You can use DRAWING_SCALE_FACTOR as a paretmer in the model that the drawing will automatically pick up on. That is a TON easier then trying to do it via J-Link. Assuming you are completely generating a model from scratch with J-Link (which I doubt) if you could append the relations via J-Link to include your calculated value, or relations based on other model dimensions/parameters or what ever.
I'm not sure what you're thinking of here, Dave, with drawing_scale_factor. It's not a config option, not even a hidden one, at least not according to Olaf Corten and proesite.com. Maybe a plain old parameter? Holding some value that you'd use how? Or maybe you're thinking of the one I mentioned in my earlier post, default_draw_scale which, when set to NO, does the proportional scaling we see in most detail drawings.
But, you're right, there're probably easier ways to do this with the internal parameters, maybe some relations, etc. Still, most automated ways are at least a takeoff on manual ways, repeating their mechanics quickly or developing an algorythm that captures the essence of what's going on. Since this whole thing of scaling really boils down to numbers, it could be an iteresting mathematical puzzle: dimensions of hte part in a top and front view vs the space available on a drawing format. You'd have to make some allowances for borders around views, space for dimensions and other annotations, say 20%, but that still comes out to be some ratio or "scaling factor". It might even provide the information needed to decide the optimum format/paper size to use.

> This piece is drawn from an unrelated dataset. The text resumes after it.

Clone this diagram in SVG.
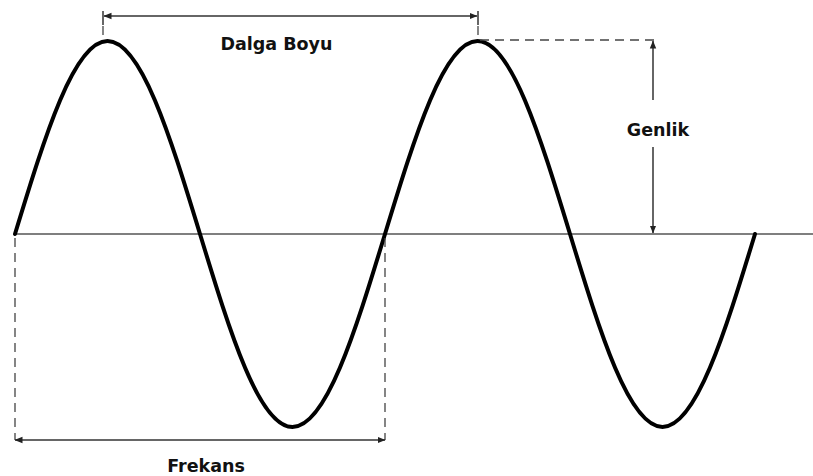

Anyway, the chief thing missing (can you get this with jlink, Prabhu?) is the model size. There's some teaser functionality in Pro/e called 'Info>Model Size' which gets you some virtually useless 'diagonal' because, for any length diagonal, there are a nearly infinte number of boxes that can have that diagonal. But, what you need, to determine the needed space, at a certain scale and a certain view, is HxWxL numbers. If you can write a jlink app to capture this information, you'll have x, y, z numbers to evaluate for the drawing space available for any given format and drawing size.